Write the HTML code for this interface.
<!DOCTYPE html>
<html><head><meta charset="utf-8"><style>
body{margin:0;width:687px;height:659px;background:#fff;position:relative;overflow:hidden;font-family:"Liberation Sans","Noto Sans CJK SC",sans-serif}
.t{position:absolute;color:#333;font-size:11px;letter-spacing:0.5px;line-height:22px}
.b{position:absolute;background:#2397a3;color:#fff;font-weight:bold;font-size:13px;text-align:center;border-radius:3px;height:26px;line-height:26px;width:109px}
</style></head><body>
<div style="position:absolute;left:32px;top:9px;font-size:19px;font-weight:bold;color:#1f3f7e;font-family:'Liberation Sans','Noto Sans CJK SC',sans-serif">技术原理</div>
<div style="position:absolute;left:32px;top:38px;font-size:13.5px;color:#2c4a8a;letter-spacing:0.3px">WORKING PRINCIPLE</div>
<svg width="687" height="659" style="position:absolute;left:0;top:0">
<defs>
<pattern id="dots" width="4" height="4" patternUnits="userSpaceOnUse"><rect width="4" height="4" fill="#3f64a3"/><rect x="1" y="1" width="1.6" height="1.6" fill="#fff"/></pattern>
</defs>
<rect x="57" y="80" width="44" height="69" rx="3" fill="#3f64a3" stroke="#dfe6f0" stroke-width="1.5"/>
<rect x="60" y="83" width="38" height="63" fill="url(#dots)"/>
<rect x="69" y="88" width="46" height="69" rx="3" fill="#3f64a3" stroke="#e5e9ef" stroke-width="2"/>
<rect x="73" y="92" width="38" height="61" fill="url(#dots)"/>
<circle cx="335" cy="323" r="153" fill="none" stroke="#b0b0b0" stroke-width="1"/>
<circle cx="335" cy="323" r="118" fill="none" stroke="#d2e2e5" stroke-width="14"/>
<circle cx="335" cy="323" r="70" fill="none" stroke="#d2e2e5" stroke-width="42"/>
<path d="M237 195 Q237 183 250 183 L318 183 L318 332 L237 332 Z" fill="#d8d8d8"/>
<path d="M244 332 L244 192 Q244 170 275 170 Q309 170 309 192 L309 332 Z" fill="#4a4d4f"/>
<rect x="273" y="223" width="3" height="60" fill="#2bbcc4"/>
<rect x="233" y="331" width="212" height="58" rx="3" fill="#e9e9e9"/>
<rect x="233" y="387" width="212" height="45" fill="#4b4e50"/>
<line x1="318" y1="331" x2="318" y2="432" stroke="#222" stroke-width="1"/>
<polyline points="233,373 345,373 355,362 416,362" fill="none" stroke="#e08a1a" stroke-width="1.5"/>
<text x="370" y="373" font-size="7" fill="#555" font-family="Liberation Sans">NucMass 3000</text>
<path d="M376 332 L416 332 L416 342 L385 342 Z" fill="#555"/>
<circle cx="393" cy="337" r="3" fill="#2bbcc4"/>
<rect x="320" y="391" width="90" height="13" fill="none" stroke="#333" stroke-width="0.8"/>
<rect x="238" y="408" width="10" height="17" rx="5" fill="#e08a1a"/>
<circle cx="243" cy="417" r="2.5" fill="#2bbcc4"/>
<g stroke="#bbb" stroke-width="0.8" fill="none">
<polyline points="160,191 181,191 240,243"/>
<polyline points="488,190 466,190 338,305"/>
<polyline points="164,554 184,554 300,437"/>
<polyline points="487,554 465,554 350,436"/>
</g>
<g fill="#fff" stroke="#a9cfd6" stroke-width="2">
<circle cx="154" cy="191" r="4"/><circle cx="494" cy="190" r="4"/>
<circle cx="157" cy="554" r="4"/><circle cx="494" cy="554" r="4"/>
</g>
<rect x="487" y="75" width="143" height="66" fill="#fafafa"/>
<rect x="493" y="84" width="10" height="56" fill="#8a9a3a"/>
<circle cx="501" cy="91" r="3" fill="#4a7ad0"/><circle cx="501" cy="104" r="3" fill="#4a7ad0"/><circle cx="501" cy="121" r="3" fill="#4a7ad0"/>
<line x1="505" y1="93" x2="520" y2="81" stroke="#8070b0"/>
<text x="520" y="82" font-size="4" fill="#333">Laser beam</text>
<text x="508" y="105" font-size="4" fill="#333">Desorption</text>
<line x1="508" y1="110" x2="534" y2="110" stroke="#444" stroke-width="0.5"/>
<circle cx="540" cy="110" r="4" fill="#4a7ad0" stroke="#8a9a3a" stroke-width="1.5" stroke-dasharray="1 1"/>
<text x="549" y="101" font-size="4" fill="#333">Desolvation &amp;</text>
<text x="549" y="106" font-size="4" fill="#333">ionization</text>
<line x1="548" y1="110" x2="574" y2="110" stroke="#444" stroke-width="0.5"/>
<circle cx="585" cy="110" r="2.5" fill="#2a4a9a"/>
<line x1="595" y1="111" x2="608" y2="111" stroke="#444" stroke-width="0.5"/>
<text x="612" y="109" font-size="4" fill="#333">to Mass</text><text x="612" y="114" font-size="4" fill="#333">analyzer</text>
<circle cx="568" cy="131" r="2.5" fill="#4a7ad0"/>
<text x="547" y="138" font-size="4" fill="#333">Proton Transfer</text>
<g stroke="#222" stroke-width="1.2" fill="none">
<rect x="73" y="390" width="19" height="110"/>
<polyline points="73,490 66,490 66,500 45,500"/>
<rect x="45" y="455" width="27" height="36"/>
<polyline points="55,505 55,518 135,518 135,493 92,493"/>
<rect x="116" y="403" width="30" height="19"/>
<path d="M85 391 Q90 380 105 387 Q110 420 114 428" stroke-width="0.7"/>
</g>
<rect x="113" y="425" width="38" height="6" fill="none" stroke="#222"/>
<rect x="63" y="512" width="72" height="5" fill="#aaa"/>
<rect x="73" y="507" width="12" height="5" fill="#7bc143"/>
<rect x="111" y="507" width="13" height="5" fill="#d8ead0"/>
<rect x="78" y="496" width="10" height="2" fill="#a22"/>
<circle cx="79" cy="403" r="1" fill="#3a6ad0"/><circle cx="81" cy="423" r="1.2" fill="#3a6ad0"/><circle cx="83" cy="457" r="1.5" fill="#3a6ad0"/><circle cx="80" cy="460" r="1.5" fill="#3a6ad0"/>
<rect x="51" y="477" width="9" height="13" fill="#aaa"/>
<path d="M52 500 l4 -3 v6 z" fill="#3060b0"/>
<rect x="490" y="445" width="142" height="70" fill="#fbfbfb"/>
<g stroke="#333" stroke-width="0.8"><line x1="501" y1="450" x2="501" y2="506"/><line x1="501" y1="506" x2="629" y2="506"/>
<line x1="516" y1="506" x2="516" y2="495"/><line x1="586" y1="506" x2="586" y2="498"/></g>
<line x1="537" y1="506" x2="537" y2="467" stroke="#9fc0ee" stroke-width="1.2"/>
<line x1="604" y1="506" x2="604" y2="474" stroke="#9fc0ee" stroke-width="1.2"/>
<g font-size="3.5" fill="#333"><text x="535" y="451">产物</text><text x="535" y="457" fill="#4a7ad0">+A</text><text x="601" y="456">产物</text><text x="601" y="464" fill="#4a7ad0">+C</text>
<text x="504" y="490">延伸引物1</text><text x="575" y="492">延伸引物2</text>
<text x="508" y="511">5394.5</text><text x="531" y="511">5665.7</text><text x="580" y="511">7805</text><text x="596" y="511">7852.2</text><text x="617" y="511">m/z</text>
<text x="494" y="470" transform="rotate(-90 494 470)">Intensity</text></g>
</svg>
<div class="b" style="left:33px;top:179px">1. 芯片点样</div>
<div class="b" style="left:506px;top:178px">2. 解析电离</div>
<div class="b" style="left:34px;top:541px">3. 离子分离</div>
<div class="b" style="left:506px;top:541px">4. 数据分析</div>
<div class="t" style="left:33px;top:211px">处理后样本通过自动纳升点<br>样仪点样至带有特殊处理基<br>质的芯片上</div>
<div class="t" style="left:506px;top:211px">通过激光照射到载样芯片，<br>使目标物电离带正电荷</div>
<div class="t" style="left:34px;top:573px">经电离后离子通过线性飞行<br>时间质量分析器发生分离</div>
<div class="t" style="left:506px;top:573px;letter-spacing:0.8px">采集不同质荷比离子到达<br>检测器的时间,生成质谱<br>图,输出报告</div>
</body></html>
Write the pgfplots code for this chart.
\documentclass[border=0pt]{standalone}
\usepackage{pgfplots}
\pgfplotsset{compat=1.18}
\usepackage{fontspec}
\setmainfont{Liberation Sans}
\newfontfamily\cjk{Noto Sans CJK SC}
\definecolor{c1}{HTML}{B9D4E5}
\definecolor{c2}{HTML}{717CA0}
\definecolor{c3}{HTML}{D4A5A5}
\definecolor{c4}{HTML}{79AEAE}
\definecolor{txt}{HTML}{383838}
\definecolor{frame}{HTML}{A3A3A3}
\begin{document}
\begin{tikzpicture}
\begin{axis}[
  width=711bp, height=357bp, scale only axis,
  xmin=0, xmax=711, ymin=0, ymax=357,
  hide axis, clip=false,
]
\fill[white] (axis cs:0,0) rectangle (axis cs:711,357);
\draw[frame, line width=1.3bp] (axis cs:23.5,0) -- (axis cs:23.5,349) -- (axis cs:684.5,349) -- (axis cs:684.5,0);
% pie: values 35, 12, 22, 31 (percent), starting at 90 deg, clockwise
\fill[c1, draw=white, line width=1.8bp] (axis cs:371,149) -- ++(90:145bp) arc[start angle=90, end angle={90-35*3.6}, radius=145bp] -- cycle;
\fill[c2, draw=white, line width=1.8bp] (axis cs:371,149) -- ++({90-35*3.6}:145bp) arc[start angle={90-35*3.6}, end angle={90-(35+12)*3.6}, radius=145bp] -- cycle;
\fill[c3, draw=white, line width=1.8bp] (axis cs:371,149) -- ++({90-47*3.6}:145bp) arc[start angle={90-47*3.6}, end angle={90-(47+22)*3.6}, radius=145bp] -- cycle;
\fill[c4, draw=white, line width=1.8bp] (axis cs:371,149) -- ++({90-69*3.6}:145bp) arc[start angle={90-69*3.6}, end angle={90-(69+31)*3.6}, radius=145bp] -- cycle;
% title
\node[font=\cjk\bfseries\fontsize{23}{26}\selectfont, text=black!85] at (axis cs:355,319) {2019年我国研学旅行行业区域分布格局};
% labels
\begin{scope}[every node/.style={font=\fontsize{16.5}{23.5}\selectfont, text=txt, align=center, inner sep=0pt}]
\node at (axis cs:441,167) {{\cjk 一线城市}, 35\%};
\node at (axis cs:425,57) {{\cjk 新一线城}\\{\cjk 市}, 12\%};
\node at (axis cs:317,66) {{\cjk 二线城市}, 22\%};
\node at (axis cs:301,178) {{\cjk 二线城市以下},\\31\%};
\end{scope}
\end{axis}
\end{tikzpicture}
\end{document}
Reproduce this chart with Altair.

# # #

REQUIRED TASK.
From the entries above, return each line with the word "this" in it.

TASK RESPONSE.
Write the HTML code for this interface.
Write the pgfplots code for this chart.
Reproduce this chart with Altair.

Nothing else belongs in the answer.